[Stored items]
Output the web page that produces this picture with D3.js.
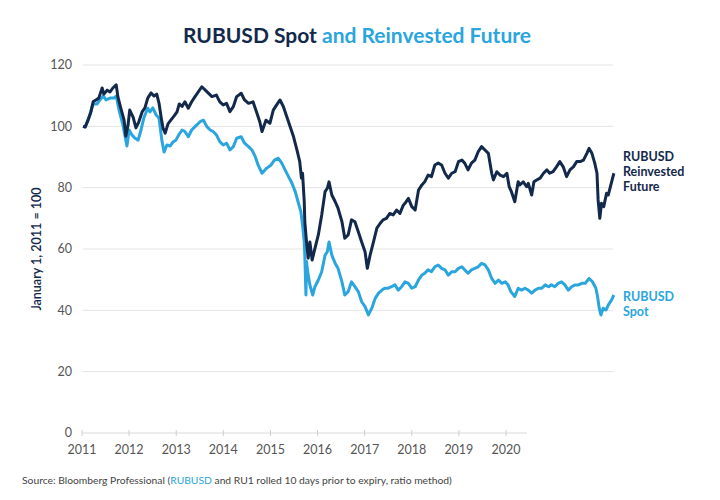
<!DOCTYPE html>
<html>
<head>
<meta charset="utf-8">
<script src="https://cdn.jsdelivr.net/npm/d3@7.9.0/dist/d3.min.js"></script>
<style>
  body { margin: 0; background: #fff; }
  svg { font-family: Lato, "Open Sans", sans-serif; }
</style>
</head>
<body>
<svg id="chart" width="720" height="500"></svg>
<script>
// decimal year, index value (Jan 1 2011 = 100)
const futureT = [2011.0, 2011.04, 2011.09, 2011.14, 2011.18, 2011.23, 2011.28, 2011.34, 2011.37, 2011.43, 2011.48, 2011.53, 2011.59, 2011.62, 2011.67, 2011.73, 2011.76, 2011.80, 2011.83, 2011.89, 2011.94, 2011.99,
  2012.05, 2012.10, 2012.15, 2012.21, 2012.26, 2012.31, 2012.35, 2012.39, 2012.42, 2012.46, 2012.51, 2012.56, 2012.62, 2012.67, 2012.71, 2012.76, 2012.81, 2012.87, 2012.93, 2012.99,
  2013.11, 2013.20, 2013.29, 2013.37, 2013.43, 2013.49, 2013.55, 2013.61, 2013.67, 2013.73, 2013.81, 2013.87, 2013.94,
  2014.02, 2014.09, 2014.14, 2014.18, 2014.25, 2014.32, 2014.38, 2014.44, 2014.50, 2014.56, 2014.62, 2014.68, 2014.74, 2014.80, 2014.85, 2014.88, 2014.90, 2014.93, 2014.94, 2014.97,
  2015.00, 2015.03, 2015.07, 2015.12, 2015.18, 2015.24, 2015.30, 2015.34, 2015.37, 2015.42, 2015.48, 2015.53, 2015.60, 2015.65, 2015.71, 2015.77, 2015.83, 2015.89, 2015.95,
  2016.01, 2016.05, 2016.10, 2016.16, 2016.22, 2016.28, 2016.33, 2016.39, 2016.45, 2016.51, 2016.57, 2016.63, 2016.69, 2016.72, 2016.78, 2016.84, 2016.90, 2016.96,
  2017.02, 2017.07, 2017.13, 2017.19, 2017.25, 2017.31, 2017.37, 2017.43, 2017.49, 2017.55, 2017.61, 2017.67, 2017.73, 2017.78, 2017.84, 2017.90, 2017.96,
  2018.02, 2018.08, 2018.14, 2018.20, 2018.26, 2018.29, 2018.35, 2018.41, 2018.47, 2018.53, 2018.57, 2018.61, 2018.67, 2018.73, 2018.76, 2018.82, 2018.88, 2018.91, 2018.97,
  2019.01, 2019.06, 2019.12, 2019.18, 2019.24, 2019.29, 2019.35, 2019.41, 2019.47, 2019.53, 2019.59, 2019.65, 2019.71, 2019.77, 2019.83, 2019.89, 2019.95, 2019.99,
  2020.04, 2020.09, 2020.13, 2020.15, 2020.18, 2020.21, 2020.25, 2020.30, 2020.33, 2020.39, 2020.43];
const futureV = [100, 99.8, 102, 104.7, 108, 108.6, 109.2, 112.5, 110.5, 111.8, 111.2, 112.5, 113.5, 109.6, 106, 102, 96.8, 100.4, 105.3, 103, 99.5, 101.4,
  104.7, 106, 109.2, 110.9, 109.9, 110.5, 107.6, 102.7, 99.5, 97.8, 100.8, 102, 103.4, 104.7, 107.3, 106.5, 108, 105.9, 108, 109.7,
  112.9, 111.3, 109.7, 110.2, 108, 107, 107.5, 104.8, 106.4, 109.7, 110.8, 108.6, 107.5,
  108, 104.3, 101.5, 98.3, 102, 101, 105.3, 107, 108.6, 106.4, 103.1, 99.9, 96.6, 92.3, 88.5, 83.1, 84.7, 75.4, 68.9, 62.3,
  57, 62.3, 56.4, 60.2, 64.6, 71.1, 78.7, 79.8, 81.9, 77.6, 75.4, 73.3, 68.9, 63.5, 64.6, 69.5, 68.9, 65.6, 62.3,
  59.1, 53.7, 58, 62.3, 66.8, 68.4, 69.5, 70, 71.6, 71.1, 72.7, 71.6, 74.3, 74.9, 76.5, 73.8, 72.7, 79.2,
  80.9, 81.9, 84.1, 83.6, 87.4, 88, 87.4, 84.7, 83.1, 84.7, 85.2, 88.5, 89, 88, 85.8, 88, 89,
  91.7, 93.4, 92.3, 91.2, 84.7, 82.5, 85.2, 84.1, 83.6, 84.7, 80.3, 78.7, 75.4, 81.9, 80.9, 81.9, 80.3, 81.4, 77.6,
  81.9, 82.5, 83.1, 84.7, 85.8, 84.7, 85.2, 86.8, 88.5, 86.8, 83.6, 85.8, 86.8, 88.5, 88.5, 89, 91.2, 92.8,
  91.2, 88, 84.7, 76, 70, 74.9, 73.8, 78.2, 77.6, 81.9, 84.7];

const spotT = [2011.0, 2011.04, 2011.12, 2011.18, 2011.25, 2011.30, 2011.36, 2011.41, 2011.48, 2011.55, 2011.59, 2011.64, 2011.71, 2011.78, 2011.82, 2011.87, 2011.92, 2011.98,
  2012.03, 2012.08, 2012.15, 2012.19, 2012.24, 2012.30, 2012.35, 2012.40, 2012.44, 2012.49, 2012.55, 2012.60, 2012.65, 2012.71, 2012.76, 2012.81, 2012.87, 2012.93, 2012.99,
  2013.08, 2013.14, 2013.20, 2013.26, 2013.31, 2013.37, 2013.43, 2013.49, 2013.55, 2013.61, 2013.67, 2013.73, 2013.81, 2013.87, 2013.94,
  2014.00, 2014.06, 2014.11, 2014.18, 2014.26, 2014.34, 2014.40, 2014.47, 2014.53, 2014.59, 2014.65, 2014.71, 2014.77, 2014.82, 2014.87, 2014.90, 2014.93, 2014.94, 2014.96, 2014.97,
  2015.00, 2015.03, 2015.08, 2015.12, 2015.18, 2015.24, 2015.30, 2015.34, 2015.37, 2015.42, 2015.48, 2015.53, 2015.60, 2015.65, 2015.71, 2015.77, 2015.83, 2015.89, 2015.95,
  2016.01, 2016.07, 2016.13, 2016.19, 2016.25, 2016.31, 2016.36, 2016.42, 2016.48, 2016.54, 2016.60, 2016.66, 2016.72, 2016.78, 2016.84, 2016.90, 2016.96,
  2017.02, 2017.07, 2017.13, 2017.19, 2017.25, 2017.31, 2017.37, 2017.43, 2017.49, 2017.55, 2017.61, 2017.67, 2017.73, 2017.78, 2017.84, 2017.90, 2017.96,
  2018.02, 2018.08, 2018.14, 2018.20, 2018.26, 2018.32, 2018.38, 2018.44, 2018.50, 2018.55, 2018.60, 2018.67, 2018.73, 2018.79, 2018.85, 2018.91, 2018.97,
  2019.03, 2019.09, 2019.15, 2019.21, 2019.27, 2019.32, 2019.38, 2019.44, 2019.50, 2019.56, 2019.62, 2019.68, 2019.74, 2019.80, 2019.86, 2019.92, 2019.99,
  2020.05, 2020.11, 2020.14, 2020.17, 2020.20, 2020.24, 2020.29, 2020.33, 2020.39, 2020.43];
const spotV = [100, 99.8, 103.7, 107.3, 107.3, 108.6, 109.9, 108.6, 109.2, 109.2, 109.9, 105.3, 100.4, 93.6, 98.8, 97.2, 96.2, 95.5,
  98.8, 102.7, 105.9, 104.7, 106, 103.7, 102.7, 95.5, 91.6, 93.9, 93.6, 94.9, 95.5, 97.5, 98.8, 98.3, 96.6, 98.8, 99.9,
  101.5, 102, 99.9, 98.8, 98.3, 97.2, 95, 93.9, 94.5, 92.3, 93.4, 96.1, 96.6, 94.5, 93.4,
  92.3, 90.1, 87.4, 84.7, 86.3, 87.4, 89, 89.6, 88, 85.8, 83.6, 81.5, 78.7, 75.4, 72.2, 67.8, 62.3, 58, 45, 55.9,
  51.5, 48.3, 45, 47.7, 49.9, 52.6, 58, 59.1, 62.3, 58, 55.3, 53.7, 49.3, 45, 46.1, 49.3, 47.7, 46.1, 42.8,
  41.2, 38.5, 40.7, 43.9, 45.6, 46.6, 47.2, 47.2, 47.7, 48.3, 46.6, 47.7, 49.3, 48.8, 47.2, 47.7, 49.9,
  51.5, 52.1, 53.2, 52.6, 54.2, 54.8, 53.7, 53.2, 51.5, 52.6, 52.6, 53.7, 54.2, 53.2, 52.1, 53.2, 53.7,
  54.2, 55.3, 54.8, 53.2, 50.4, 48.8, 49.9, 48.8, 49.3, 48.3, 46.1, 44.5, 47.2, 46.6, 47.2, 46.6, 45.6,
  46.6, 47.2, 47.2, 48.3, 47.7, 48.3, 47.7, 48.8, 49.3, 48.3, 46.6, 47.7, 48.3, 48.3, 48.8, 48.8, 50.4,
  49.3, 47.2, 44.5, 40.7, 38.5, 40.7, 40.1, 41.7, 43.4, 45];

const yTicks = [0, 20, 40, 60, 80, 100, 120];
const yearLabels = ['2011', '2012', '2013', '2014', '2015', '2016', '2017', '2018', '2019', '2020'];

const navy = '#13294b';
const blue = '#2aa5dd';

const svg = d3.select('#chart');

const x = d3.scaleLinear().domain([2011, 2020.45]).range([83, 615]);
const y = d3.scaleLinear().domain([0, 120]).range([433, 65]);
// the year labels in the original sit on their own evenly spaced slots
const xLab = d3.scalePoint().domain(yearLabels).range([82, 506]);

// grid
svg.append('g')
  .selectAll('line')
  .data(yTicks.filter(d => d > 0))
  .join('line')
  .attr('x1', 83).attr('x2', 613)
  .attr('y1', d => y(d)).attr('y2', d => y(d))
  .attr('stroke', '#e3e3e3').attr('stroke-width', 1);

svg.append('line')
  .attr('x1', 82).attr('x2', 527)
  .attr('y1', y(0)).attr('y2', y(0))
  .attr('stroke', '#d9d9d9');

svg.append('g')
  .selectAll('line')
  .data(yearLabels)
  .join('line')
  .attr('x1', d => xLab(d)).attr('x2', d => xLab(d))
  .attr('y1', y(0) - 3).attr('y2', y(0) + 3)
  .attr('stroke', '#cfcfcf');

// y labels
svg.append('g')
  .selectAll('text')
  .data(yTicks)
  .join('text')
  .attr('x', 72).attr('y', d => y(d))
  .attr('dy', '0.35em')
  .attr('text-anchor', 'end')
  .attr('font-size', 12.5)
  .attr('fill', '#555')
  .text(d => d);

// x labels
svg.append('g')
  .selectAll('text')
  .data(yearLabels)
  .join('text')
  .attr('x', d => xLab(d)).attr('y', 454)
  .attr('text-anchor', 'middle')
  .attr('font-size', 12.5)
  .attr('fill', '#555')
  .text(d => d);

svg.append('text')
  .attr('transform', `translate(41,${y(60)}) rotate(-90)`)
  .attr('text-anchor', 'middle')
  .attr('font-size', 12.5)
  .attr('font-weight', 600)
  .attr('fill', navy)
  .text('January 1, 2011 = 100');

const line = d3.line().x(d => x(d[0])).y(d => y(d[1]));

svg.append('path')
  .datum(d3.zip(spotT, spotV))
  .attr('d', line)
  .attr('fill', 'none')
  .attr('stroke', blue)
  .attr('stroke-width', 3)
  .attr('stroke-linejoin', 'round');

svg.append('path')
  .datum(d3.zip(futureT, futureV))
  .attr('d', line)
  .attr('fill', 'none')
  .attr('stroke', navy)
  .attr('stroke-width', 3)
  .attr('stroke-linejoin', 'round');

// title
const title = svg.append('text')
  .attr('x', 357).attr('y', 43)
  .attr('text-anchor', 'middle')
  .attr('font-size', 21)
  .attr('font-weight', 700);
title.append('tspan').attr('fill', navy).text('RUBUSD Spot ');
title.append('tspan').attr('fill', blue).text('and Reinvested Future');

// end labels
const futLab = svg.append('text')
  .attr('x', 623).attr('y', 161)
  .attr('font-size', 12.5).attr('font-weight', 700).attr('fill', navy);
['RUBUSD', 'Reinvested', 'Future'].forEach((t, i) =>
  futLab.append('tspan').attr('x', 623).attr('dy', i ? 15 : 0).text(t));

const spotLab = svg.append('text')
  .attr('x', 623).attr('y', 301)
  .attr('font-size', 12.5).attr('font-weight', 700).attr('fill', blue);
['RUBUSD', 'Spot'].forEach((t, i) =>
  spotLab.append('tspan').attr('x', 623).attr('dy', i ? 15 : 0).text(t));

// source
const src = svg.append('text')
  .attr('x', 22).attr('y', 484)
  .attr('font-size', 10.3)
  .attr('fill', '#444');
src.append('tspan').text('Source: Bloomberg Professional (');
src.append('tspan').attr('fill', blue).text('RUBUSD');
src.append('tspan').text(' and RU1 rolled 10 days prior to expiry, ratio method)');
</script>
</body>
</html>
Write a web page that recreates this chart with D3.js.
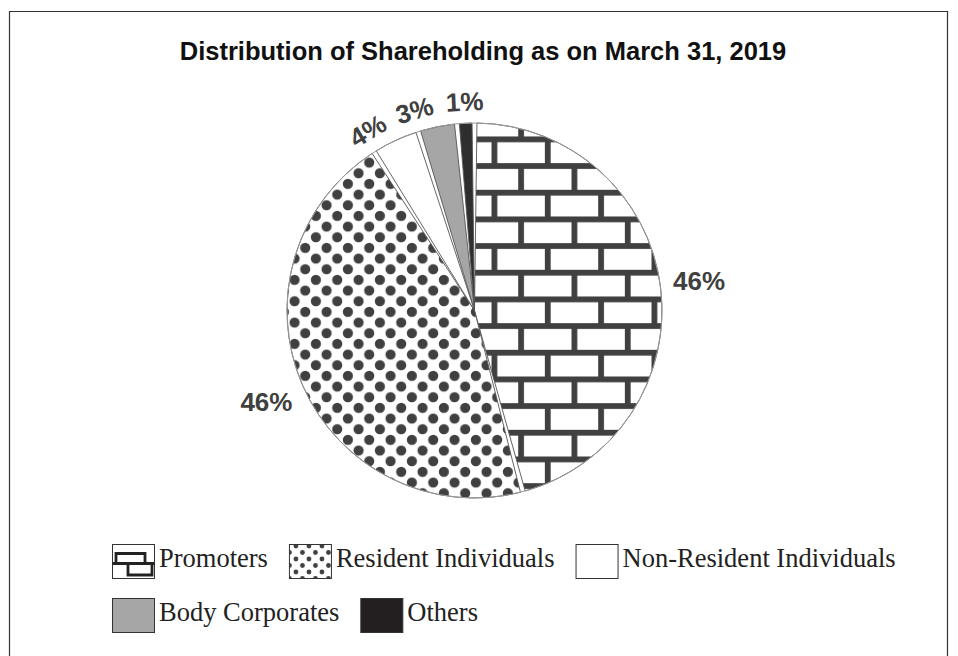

■ **EXERCISE AIM**
Pick each line holding the word "that" out of the listing.

■ **TASK OUTPUT**
Output the web page that produces this picture with D3.js.
Write a web page that recreates this chart with D3.js.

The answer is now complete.